The UK exited deflation in November driven by changes to oil prices, this morning’s figures from the Office for National Statistics have revealed.
After staying negative in September and October 2015 12-month inflation rose by +0.1% in November.
While oil prices fell by 1.1% in November a greater fall in the same period last year (-2.3%) pushed up the annual rate of headline inflation by almost 0.1%.
This year has been a sluggish one for inflation, as CPI dipped to -0.1% in April and hovered at the 0% mark for much of 2015.
Inflation peaked at $115pb in mid-2014 but has now fallen to $36 per barrel.

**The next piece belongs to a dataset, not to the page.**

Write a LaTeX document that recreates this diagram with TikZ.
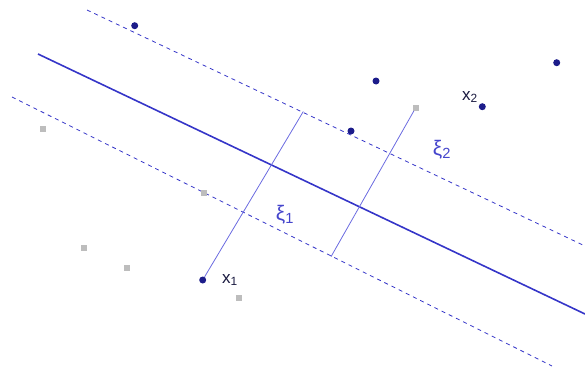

Capital Economics predicted inflation to rise to 0.2% in December before reaching 1% by April.
Paul Hollingsworth, UK economist at the research consultancy, said: "Inflation looks set to strengthen further over the coming months.
"Granted, oil prices have fallen back to around $36 per barrel over recent weeks which should feed through to lower petrol prices at the pumps in time.
"But sharper falls in petrol prices last year means that the annual rate of deflation should still ease."
Alan Clarke, head of European fixed income strategy at Scotiabank, said: "Overall, we have probably left the negative inflation prints in the past and CPI inflation is on an upwards path – albeit a very gradual upwards path.
"Next month is going to be slightly tricky to judge. We see headline CPI inflation rising further – up to 0.2-0.3% year-on-year.
"Much of that is due to falls in petrol a year ago (down around 5%) exceeding the 2-3% drop this December."